Yesterday evening I went to an event irresistibly entitled Everything You Wanted To Know About Zombies But Were Afraid To Ask Daniel Defoe. Geographer Amy Cutler gave a talk in which she explored similarities between Defoe's A Journal Of The Plague Year (1722) and modern zombie films. She provided a handout in which quotations from Defoe are presented in a sort of multiple choice format, and it is so splendid that I take the liberty of reproducing it here:

DISTEMPER HAS STRUCK LONDON. I WOULD (PLEASE MARK)

Run about the Streets Naked except a pair of Drawers about my Waste, crying Day and Night, with a Voice and Countenance full of horror, a swift pace, and no Body cou'd ever find me to stop, or rest, or take any Sustenance.

Make a strange Hubbub, quacking and tampering in Physick, and invite the People to come to me for INCOMPARABLE Remedies.

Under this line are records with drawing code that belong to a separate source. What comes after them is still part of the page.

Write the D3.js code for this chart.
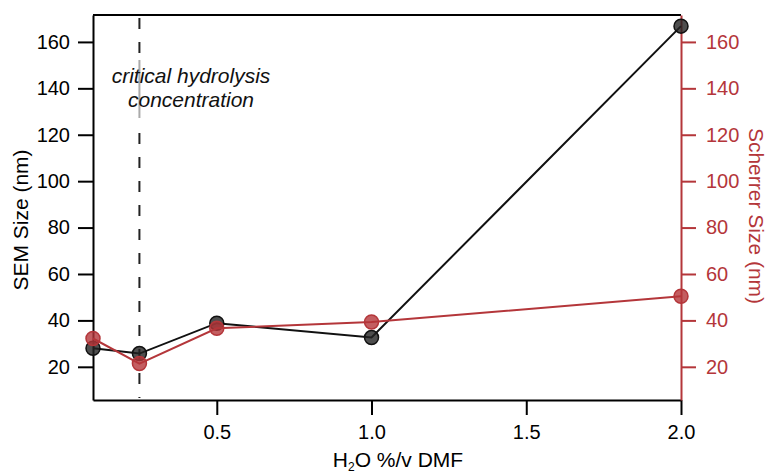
<!DOCTYPE html>
<html>
<head>
<meta charset="utf-8">
<script src="https://cdn.jsdelivr.net/npm/d3@7"></script>
<style>
	body { margin: 0; background: #fff; }
	svg { display: block; font-family: "Liberation Sans", Arial, sans-serif; }
</style>
</head>
<body>
<svg width="767" height="475"></svg>
<script>
// water content (%v/v in DMF)
const water = [0.1, 0.25, 0.5, 1.0, 2.0]
const semSize = [28, 25.7, 38.8, 32.6, 166.8]
const scherrerSize = [32.2, 21.4, 36.6, 39.3, 50.4]
const xTicks = [0.5, 1.0, 1.5, 2.0]
const yTicks = [20, 40, 60, 80, 100, 120, 140, 160]
const criticalConc = 0.25

var svg = d3.select("svg"),
	red = "#b4363a",
	tickSize = 20,
	labelSize = 21

var x = d3.scaleLinear().domain([0.1, 2.0]).range([93, 681])
var yLeft = d3.scaleLinear().domain([5.7, 171.6]).range([400, 15])
var yRight = d3.scaleLinear().domain([5.7, 171.6]).range([400, 15])

// top frame line
svg.append("line")
	.attr("x1", x.range()[0]).attr("x2", x.range()[1])
	.attr("y1", 15).attr("y2", 15)
	.attr("stroke", "#000").attr("stroke-width", 2)

// dashed marker for the critical concentration
var xc = x(criticalConc)
svg.append("line")
	.attr("x1", xc).attr("x2", xc)
	.attr("y1", 18).attr("y2", 56)
	.attr("stroke", "#222").attr("stroke-width", 2)
	.attr("stroke-dasharray", "11,13")
svg.append("line")
	.attr("x1", xc).attr("x2", xc)
	.attr("y1", 60).attr("y2", 118)
	.attr("stroke", "#aaa").attr("stroke-width", 2)
svg.append("line")
	.attr("x1", xc).attr("x2", xc)
	.attr("y1", 133).attr("y2", 398)
	.attr("stroke", "#222").attr("stroke-width", 2)
	.attr("stroke-dasharray", "11,13")

var note = svg.append("text")
	.attr("text-anchor", "middle")
	.attr("font-style", "italic")
	.attr("font-size", labelSize)
	.attr("fill", "#111")
note.append("tspan").attr("x", 191).attr("y", 83).text("critical hydrolysis")
note.append("tspan").attr("x", 191).attr("y", 107).text("concentration")

// axes
function styleAxis(g, color) {
	g.select(".domain").attr("stroke", color).attr("stroke-width", 2)
	g.selectAll(".tick line").attr("stroke", color).attr("stroke-width", 2)
	g.selectAll(".tick text").attr("fill", color).attr("font-size", tickSize)
		.attr("font-family", "Liberation Sans, Arial, sans-serif")
}

var xAxis = svg.append("g")
	.attr("transform", "translate(0,400)")
	.call(d3.axisBottom(x).tickValues(xTicks).tickFormat(d3.format(".1f"))
		.tickSize(15).tickSizeOuter(0).tickPadding(10))
styleAxis(xAxis, "#000")

var leftAxis = svg.append("g")
	.attr("transform", "translate(93,0)")
	.call(d3.axisLeft(yLeft).tickValues(yTicks).tickSize(15).tickSizeOuter(0).tickPadding(8))
styleAxis(leftAxis, "#000")

var rightAxis = svg.append("g")
	.attr("transform", "translate(681,0)")
	.call(d3.axisRight(yRight).tickValues(yTicks).tickSize(15).tickSizeOuter(0).tickPadding(10))
styleAxis(rightAxis, red)

// axis titles
var xt = svg.append("text")
	.attr("x", 398).attr("y", 467)
	.attr("text-anchor", "middle")
	.attr("font-size", labelSize)
	.attr("fill", "#000")
xt.append("tspan").text("H")
xt.append("tspan").attr("font-size", 12).attr("dy", 4).text("2")
xt.append("tspan").attr("dy", -4).text("O %/v DMF")

svg.append("text")
	.attr("transform", "translate(28,220) rotate(-90)")
	.attr("text-anchor", "middle")
	.attr("font-size", labelSize)
	.attr("fill", "#000")
	.text("SEM Size (nm)")

svg.append("text")
	.attr("transform", "translate(749,216) rotate(90)")
	.attr("text-anchor", "middle")
	.attr("font-size", labelSize)
	.attr("fill", red)
	.text("Scherrer Size (nm)")

// series
function drawSeries(values, scale, color, fill) {
	var pts = water.map((w, i) => [x(w), scale(values[i])])
	svg.append("path")
		.attr("d", d3.line()(pts))
		.attr("fill", "none")
		.attr("stroke", color)
		.attr("stroke-width", 2)
	svg.append("g").selectAll("circle")
		.data(pts)
		.enter()
		.append("circle")
		.attr("cx", d => d[0])
		.attr("cy", d => d[1])
		.attr("r", 7)
		.attr("fill", fill)
		.attr("fill-opacity", 0.8)
		.attr("stroke", color)
		.attr("stroke-width", 1.5)
}

drawSeries(semSize, yLeft, "#111", "#222")
drawSeries(scherrerSize, yRight, red, red)
</script>
</body>
</html>
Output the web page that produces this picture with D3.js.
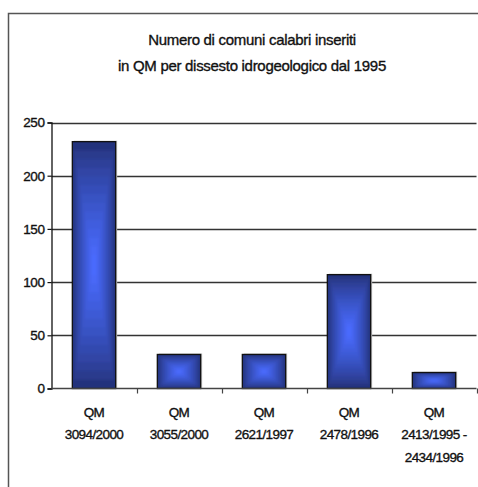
<!DOCTYPE html>
<html>
<head>
<meta charset="utf-8">
<script src="https://cdn.jsdelivr.net/npm/d3@7"></script>
<style>
  html, body { margin: 0; padding: 0; background: #fff; }
  svg { display: block; }
  text { font-family: "Liberation Sans", Arial, sans-serif; fill: #111; stroke: #111; stroke-width: 0.35px; }
</style>
</head>
<body>
<svg id="chart" width="478" height="487"></svg>
<script>
// Categories (ordinances) and number of municipalities per ordinance
const categories = [
  ["QM", "3094/2000"],
  ["QM", "3055/2000"],
  ["QM", "2621/1997"],
  ["QM", "2478/1996"],
  ["QM", "2413/1995 -", "2434/1996"]
];
const values = [232, 32, 32, 107, 15];
const yTicks = [0, 50, 100, 150, 200, 250];
const titleLines = [
  "Numero di comuni calabri inseriti",
  "in QM per dissesto idrogeologico dal 1995"
];

const svg = d3.select("#chart");
const W = 478, H = 487;
const plot = { left: 51.5, right: 476.5, top: 122.5, bottom: 388.5 };

const x = d3.scaleBand()
  .domain(d3.range(values.length))
  .range([plot.left, plot.right])
  .paddingInner(0.49)
  .paddingOuter(0.245);

const y = d3.scaleLinear()
  .domain([0, 250])
  .range([plot.bottom, plot.top]);

// Outer frame (left and top edges visible)
svg.append("path")
  .attr("d", `M8.5,${H} L8.5,13.5 L${W},13.5`)
  .attr("fill", "none")
  .attr("stroke", "#555")
  .attr("stroke-width", 1.5);

// Title
svg.append("g").selectAll("text")
  .data(titleLines)
  .join("text")
  .attr("x", 252)
  .attr("y", (d, i) => 44.5 + i * 26)
  .attr("text-anchor", "middle")
  .attr("font-size", 15)
  .attr("letter-spacing", -0.3)
  .text(d => d);

// Horizontal gridlines
svg.append("g").selectAll("line")
  .data(yTicks.filter(v => v > 0))
  .join("line")
  .attr("x1", plot.left)
  .attr("x2", plot.right)
  .attr("y1", d => Math.round(y(d)) + 0.5)
  .attr("y2", d => Math.round(y(d)) + 0.5)
  .attr("stroke", "#333")
  .attr("stroke-width", 1.3);

// Y axis
const yAxis = d3.axisLeft(y).tickValues(yTicks).tickSize(4).tickPadding(3);
const gy = svg.append("g")
  .attr("transform", `translate(${plot.left},0)`)
  .call(yAxis);
gy.select(".domain").attr("stroke", "#111").attr("stroke-width", 1.3);
gy.selectAll(".tick line").attr("stroke", "#111").attr("stroke-width", 1.2);
gy.selectAll(".tick text")
  .attr("font-size", 13.5)
  .attr("letter-spacing", -0.4)
  .attr("font-family", "Liberation Sans, Arial, sans-serif")
  .attr("fill", "#111");

// Bar gradient: rectangular centre-bright shading built from concentric rects
const edge = d3.rgb("#24337c"), centre = d3.rgb("#4a6cff");
const steps = 14;
const defs = svg.append("defs");
defs.append("filter").attr("id", "soft")
  .append("feGaussianBlur").attr("stdDeviation", 1.4);

const bars = svg.append("g");
values.forEach((v, i) => {
  const bx = x(i), bw = x.bandwidth();
  const by = y(v), bh = y(0) - y(v);
  const g = bars.append("g");
  defs.append("clipPath").attr("id", "clip" + i)
    .append("rect").attr("x", bx).attr("y", by).attr("width", bw).attr("height", bh);
  // soft shadow
  g.append("rect")
    .attr("x", bx + 1.5).attr("y", by - 1).attr("width", bw).attr("height", bh + 1)
    .attr("fill", "#c8c8c8");
  const inner = g.append("g").attr("clip-path", `url(#clip${i})`)
    .append("g").attr("filter", "url(#soft)");
  for (let s = 0; s < steps; s++) {
    const t = s / (steps - 1);
    const k = Math.pow(t, 0.8);
    const insetX = (bw / 2) * t * 0.92;
    const insetY = (bh / 2) * t * 0.92;
    inner.append("rect")
      .attr("x", bx + insetX - (s === 0 ? 3 : 0))
      .attr("y", by + insetY - (s === 0 ? 3 : 0))
      .attr("width", bw - 2 * insetX + (s === 0 ? 6 : 0))
      .attr("height", bh - 2 * insetY + (s === 0 ? 6 : 0))
      .attr("fill", d3.interpolateRgb(edge, centre)(k));
  }
  g.append("rect")
    .attr("x", bx).attr("y", by).attr("width", bw).attr("height", bh)
    .attr("fill", "none")
    .attr("stroke", "#111")
    .attr("stroke-width", 1.3);
});

// X axis
const gx = svg.append("g")
  .attr("transform", `translate(0,${plot.bottom})`);
gx.append("line")
  .attr("x1", plot.left).attr("x2", plot.right)
  .attr("stroke", "#444").attr("stroke-width", 1.5);
const boundaries = d3.range(1, values.length + 1).map(i => plot.left + i * x.step());
gx.selectAll("line.tk")
  .data(boundaries)
  .join("line")
  .attr("class", "tk")
  .attr("x1", d => Math.round(d) + 0.5).attr("x2", d => Math.round(d) + 0.5)
  .attr("y1", 0).attr("y2", 5)
  .attr("stroke", "#444").attr("stroke-width", 1.2);

const labels = gx.selectAll("text.cat")
  .data(categories)
  .join("text")
  .attr("class", "cat")
  .attr("x", (d, i) => x(i) + x.bandwidth() / 2)
  .attr("y", 28)
  .attr("text-anchor", "middle")
  .attr("font-size", 13.5)
  .attr("letter-spacing", -0.6);
labels.selectAll("tspan")
  .data(d => d)
  .join("tspan")
  .attr("x", function() { return this.parentNode.getAttribute("x"); })
  .attr("dy", (d, j) => j === 0 ? 0 : 22.5)
  .text(d => d);
</script>
</body>
</html>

Go to the Pye-tavern (in Aldgate), and in the middle of all this Horror, behave with all the Revelling and roaring extravagances, and make impudent Mocks and Jeers.

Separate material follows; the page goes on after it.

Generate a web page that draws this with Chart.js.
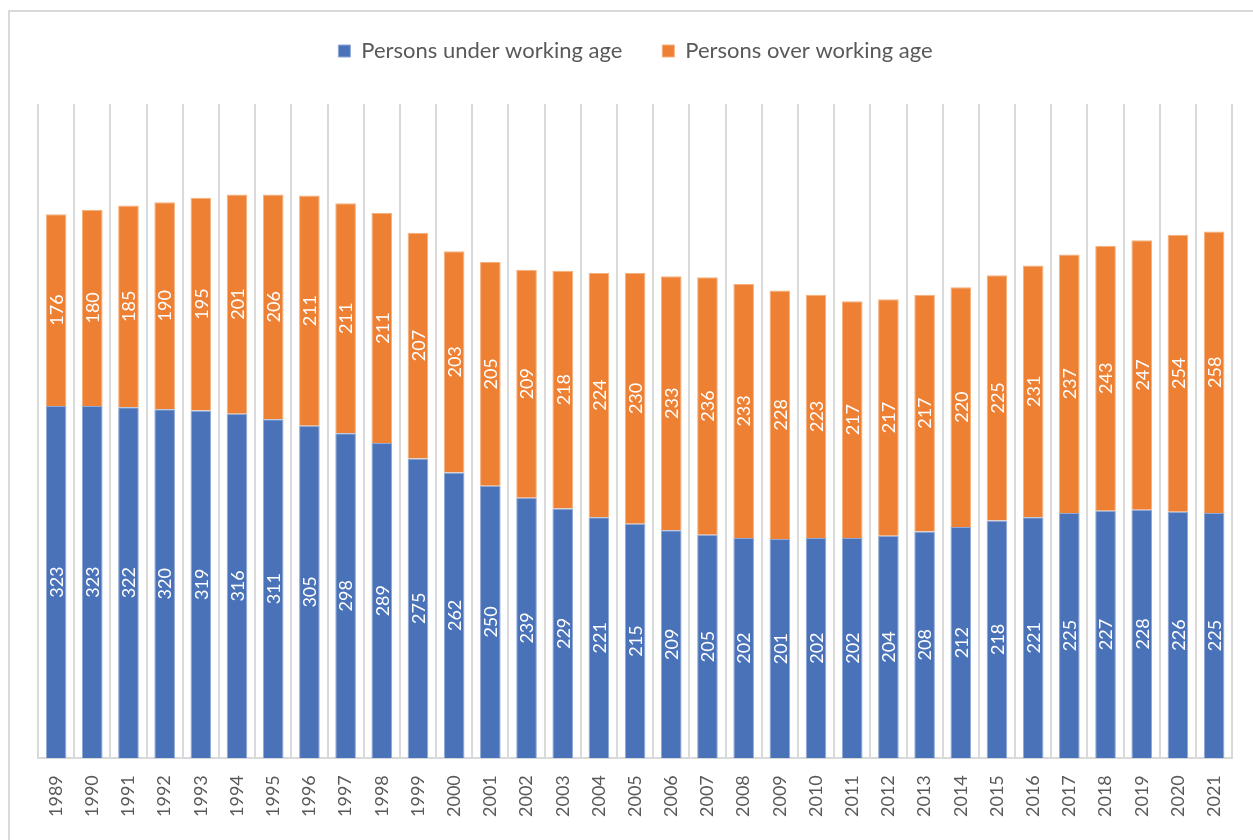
<!DOCTYPE html>
<html>
<head>
<meta charset="utf-8">
<script src="https://cdn.jsdelivr.net/npm/chart.js@4"></script>
<style>
  body { margin: 0; background: #fff; }
  #wrap { position: relative; width: 1253px; height: 840px; }
  #frame { position: absolute; left: 8px; top: 10px; width: 1250px; height: 850px; border: 2px solid #d9d9d9; box-sizing: border-box; }
  canvas { position: absolute; left: 0; top: 0; }
</style>
</head>
<body>
<div id="wrap">
  <div id="frame"></div>
  <canvas id="grafica" width="1253" height="840"></canvas>
</div>
<script>
const years = ['1989', '1990', '1991', '1992', '1993', '1994', '1995', '1996', '1997', '1998', '1999',
    '2000', '2001', '2002', '2003', '2004', '2005', '2006', '2007', '2008', '2009', '2010',
    '2011', '2012', '2013', '2014', '2015', '2016', '2017', '2018', '2019', '2020', '2021'];
const underAge = [323, 323, 322, 320, 319, 316, 311, 305, 298, 289, 275, 262, 250, 239, 229, 221,
    215, 209, 205, 202, 201, 202, 202, 204, 208, 212, 218, 221, 225, 227, 228, 226, 225];
const overAge = [176, 180, 185, 190, 195, 201, 206, 211, 211, 211, 207, 203, 205, 209, 218, 224,
    230, 233, 236, 233, 228, 223, 217, 217, 217, 220, 225, 231, 237, 243, 247, 254, 258];

const fuente = 'Lato, "Open Sans", sans-serif';

// etiquetas blancas giradas dentro de cada barra
const etiquetas = {
    id: 'etiquetas',
    afterDatasetsDraw(chart) {
        const ctx = chart.ctx;
        ctx.save();
        ctx.fillStyle = '#ffffff';
        ctx.font = '18px ' + fuente;
        ctx.textAlign = 'center';
        ctx.textBaseline = 'middle';
        chart.data.datasets.forEach((ds, i) => {
            chart.getDatasetMeta(i).data.forEach((bar, j) => {
                const y = (bar.y + bar.base) / 2;
                ctx.save();
                ctx.translate(bar.x, y);
                ctx.rotate(-Math.PI / 2);
                ctx.fillText(String(ds.data[j]), 0, 1);
                ctx.restore();
            });
        });
        ctx.restore();
    }
};

// deja mas espacio bajo la leyenda
const espacioLeyenda = {
    id: 'espacioLeyenda',
    beforeInit(chart) {
        const fit = chart.legend.fit;
        chart.legend.fit = function () {
            fit.bind(chart.legend)();
            this.height += 32;
        };
    }
};

let grafica = new Chart(document.getElementById('grafica').getContext('2d'), {
    type: 'bar',
    data: {
        labels: years,
        datasets: [{
            label: 'Persons under working age',
            data: underAge,
            backgroundColor: '#4a72b8',
            borderColor: '#8fa8d6',
            borderWidth: 1,
            categoryPercentage: 1,
            barPercentage: 0.57
        }, {
            label: 'Persons over working age',
            data: overAge,
            backgroundColor: '#ee8033',
            borderColor: '#f5b07e',
            borderWidth: 1,
            categoryPercentage: 1,
            barPercentage: 0.57
        }]
    },
    options: {
        responsive: false,
        animation: false,
        layout: { padding: { left: 38, right: 20, top: 0, bottom: 6 } },
        scales: {
            x: {
                stacked: true,
                grid: { display: true, offset: true, color: '#d9d9d9', lineWidth: 2, drawTicks: false },
                border: { display: true, color: '#d9d9d9', width: 2 },
                ticks: {
                    color: '#595959',
                    font: { family: fuente, size: 18 },
                    minRotation: 90,
                    maxRotation: 90,
                    padding: 17
                }
            },
            y: {
                stacked: true,
                display: false,
                min: 0,
                max: 600
            }
        },
        plugins: {
            legend: {
                position: 'top',
                labels: {
                    color: '#595959',
                    font: { family: fuente, size: 22 },
                    boxWidth: 12,
                    boxHeight: 12,
                    padding: 40
                }
            },
            tooltip: { enabled: false }
        }
    },
    plugins: [etiquetas, espacioLeyenda]
});
</script>
</body>
</html>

Break into a Store-house or Ware-house and seize upon an abundance of High-crown'd Hats, as they were no Bodies Goods.

Grow stupid or melancholy, wander away into the Fields, and Woods (of Camberwell), and into secret uncouth Places out of the Compass of the Communication, almost any where to creep into a Bush, or Hedge, and DIE.

Make use of the most excessive Plenty of all sorts of Fruit, such as Apples, Pears, Plumbs, and the cheaper, because of the want of People; eat them to excess, and be brought to Fluxes, griping of the Guts, Surfeits, and the like, and dye of it.

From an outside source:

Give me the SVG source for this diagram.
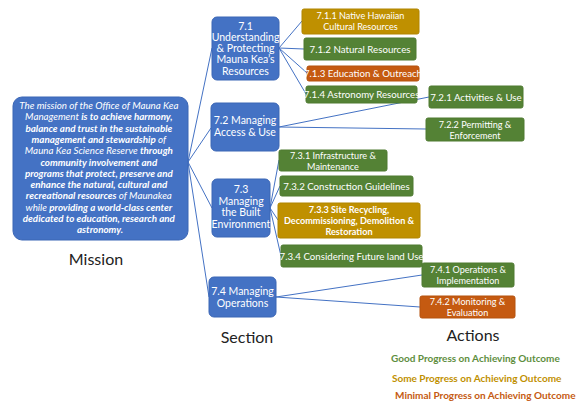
<svg xmlns="http://www.w3.org/2000/svg" width="578" height="402" viewBox="0 0 578 402">
<style>
.bg{fill:#ffffff}
.sec{fill:#4472C4;stroke:#3B66B5;stroke-width:1}
.g{fill:#548235;stroke:#4E7A31;stroke-width:1}
.y{fill:#BF9000;stroke:#B08500;stroke-width:1}
.o{fill:#C55A11;stroke:#B5520F;stroke-width:1}
.t{font-family:Lato,"Open Sans",sans-serif;fill:#ffffff;text-anchor:middle}
.st{font-size:10.5px}
.at{font-size:9.7px}
.at2{font-size:9.1px}
.m{font-family:Lato,"Open Sans",sans-serif;fill:#ffffff;text-anchor:middle;font-size:9.8px;font-style:italic}
.b{font-weight:bold}
.lbl{font-family:Lato,"Open Sans",sans-serif;fill:#222222;text-anchor:middle;font-size:16px}
.lg{font-family:Lato,"Open Sans",sans-serif;font-weight:bold;font-size:10px}
.c{stroke:#4472C4;stroke-width:1;fill:none}
</style>
<rect class="bg" x="0" y="0" width="578" height="402"/>
<g id="connectors">
<line class="c" x1="188" y1="162" x2="212" y2="48"/>
<line class="c" x1="188" y1="162" x2="211" y2="128"/>
<line class="c" x1="188" y1="162" x2="212" y2="208"/>
<line class="c" x1="188" y1="162" x2="209" y2="297"/>
<line class="c" x1="279" y1="48" x2="302" y2="21"/>
<line class="c" x1="279" y1="48" x2="304" y2="49"/>
<line class="c" x1="279" y1="48" x2="307" y2="73"/>
<line class="c" x1="279" y1="48" x2="306" y2="94"/>
<line class="c" x1="279" y1="127" x2="429" y2="97"/>
<line class="c" x1="279" y1="127" x2="426" y2="129"/>
<line class="c" x1="270" y1="208" x2="279" y2="160"/>
<line class="c" x1="270" y1="208" x2="280" y2="186"/>
<line class="c" x1="270" y1="208" x2="278" y2="220"/>
<line class="c" x1="270" y1="208" x2="281" y2="256"/>
<line class="c" x1="276" y1="297" x2="422" y2="275"/>
<line class="c" x1="276" y1="297" x2="420" y2="307"/>
</g>
<g id="mission">
<rect class="sec" x="13" y="97" width="175" height="143" rx="9"/>
<text class="m" x="100">
<tspan x="100" y="109">The mission of the Office of Mauna Kea</tspan>
<tspan x="100" y="120.3">Management <tspan class="b">is to achieve harmony,</tspan></tspan>
<tspan x="100" y="131.6" class="b">balance and trust in the sustainable</tspan>
<tspan x="100" y="142.9"><tspan class="b">management and stewardship</tspan> of</tspan>
<tspan x="100" y="154.2">Mauna Kea Science Reserve <tspan class="b">through</tspan></tspan>
<tspan x="100" y="165.5" class="b">community involvement and</tspan>
<tspan x="100" y="176.8" class="b">programs that protect, preserve and</tspan>
<tspan x="100" y="188.1" class="b">enhance the natural, cultural and</tspan>
<tspan x="100" y="199.4"><tspan class="b">recreational resources</tspan> of Maunakea</tspan>
<tspan x="100" y="210.7">while <tspan class="b">providing a world-class center</tspan></tspan>
<tspan x="100" y="222" class="b">dedicated to education, research and</tspan>
<tspan x="100" y="233.3" class="b">astronomy.</tspan>
</text>
</g>
<g id="s71">
<rect class="sec" x="212" y="17" width="67" height="63" rx="5"/>
<text class="t st"><tspan x="245.5" y="30">7.1</tspan><tspan x="245.5" y="41">Understanding</tspan><tspan x="245.5" y="52">&amp; Protecting</tspan><tspan x="245.5" y="63">Mauna Kea’s</tspan><tspan x="245.5" y="74.5">Resources</tspan></text>
</g>
<g id="s72">
<rect class="sec" x="211" y="103" width="68" height="48" rx="5"/>
<text class="t st"><tspan x="245" y="124">7.2 Managing</tspan><tspan x="245" y="136">Access &amp; Use</tspan></text>
</g>
<g id="s73">
<rect class="sec" x="212" y="179" width="58" height="58" rx="5"/>
<text class="t st"><tspan x="241" y="193">7.3</tspan><tspan x="241" y="204.5">Managing</tspan><tspan x="241" y="216">the Built</tspan><tspan x="241" y="227.5">Environment</tspan></text>
</g>
<g id="s74">
<rect class="sec" x="209" y="277" width="67" height="40" rx="5"/>
<text class="t st"><tspan x="242.5" y="295">7.4 Managing</tspan><tspan x="242.5" y="306.5">Operations</tspan></text>
</g>
<g id="a711">
<rect class="y" x="302" y="9" width="117" height="25" rx="2"/>
<text class="t at2"><tspan x="360.5" y="19">7.1.1 Native Hawaiian</tspan><tspan x="360.5" y="30">Cultural Resources</tspan></text>
</g>
<g id="a712">
<rect class="g" x="304" y="38" width="112" height="22" rx="2"/>
<text class="t at" x="360" y="52.5">7.1.2 Natural Resources</text>
</g>
<g id="a713">
<rect class="o" x="307" y="66" width="112" height="15" rx="2"/>
<text class="t at" x="363" y="76.5">7.1.3 Education &amp; Outreach</text>
</g>
<g id="a714">
<rect class="g" x="306" y="86" width="111" height="17" rx="2"/>
<text class="t at" x="361.5" y="98">7.1.4 Astronomy Resources</text>
</g>
<g id="a721">
<rect class="g" x="429" y="86" width="94" height="22" rx="2"/>
<text class="t at" x="476" y="100.5">7.2.1 Activities &amp; Use</text>
</g>
<g id="a722">
<rect class="g" x="426" y="118" width="98" height="23" rx="2"/>
<text class="t at2"><tspan x="475" y="127.5">7.2.2 Permitting &amp;</tspan><tspan x="475" y="138.5">Enforcement</tspan></text>
</g>
<g id="a731">
<rect class="g" x="279" y="150" width="108" height="21" rx="2"/>
<text class="t at2"><tspan x="333" y="158.5">7.3.1 Infrastructure &amp;</tspan><tspan x="333" y="169.5">Maintenance</tspan></text>
</g>
<g id="a732">
<rect class="g" x="280" y="176" width="133" height="20" rx="2"/>
<text class="t at" x="346.5" y="189.5">7.3.2 Construction Guidelines</text>
</g>
<g id="a733">
<rect class="y" x="278" y="203" width="142" height="35" rx="2"/>
<text class="t at2 b"><tspan x="349" y="213">7.3.3 Site Recycling,</tspan><tspan x="349" y="224">Decommissioning,  Demolition &amp;</tspan><tspan x="349" y="235">Restoration</tspan></text>
</g>
<g id="a734">
<rect class="g" x="281" y="245" width="141" height="22" rx="2"/>
<text class="t at" x="351.5" y="259.5">7.3.4 Considering Future land Use</text>
</g>
<g id="a741">
<rect class="g" x="422" y="263" width="92" height="24" rx="2"/>
<text class="t at2"><tspan x="468" y="272.5">7.4.1 Operations &amp;</tspan><tspan x="468" y="283.5">Implementation</tspan></text>
</g>
<g id="a742">
<rect class="o" x="420" y="296" width="95" height="22" rx="2"/>
<text class="t at2"><tspan x="467.5" y="304.5">7.4.2 Monitoring &amp;</tspan><tspan x="467.5" y="315.5">Evaluation</tspan></text>
</g>
<g id="labels">
<text class="lbl" x="96" y="265">Mission</text>
<text class="lbl" x="247" y="343">Section</text>
<text class="lbl" x="473" y="341">Actions</text>
<text class="lg" x="391" y="362" fill="#5E8E3E">Good Progress on Achieving Outcome</text>
<text class="lg" x="392" y="382" fill="#BF9000">Some Progress on Achieving Outcome</text>
<text class="lg" x="395" y="399" fill="#C55A11">Minimal Progress on Achieving Outcome</text>
</g>
</svg>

Cure my Body of the Plague with the violent Motion of my Arms and Legs when I throw down my Nurse and run over her, run down Stairs and into the Street directly to the Thames, throw away my Shirt, swim quite over the River to the Falcon Stairs (Southwark); where landing, and finding no People there, run about the Streets there, naked as I am, for a good while, when it being by that time High-water, I take the River again, and swim back to the Still-yard, land, run up the streets again to my own House, knock at the Door, run up the Stairs, and into my Bed again.

Go about denouncing of Judgment upon the City in a frightful manner, sometimes quite naked, and with a Pan of burning Charcoal on my Head.

Make my Boat serve me for a House (in Bow), and row down the River to Woolwich, and lay in little or nothing but Biscuit Bread, and Ship Beer, and die alone in my Wherrie.

Be absolutely overcome with the Pressure upon my Spirits, that by degrees, my Head sunk into my Body, that the Crown of my Head was very little seen above the Bones of my Shoulders; and by Degrees, loseing both Voice and Sense, my Face looking forward, lay against my Collar-Bone, and cou'd not be kept up any otherwise, unless held up by the Hands of other People.

With as little Baggage as possible, travel on from Wapping to Hackney until I came into the great North Road on the top of Stamford-Hill, and make forwards to Epping-Forest, and pitch my tent with an old Soldier, a Biscuit Baker, and a lame Sailor, and live like Hermits in Holes and Caves.

Being tyed in my Bed, and finding no other Way to deliver myself, set the Bed on fire with my Candle, and Burn myself in my Bed.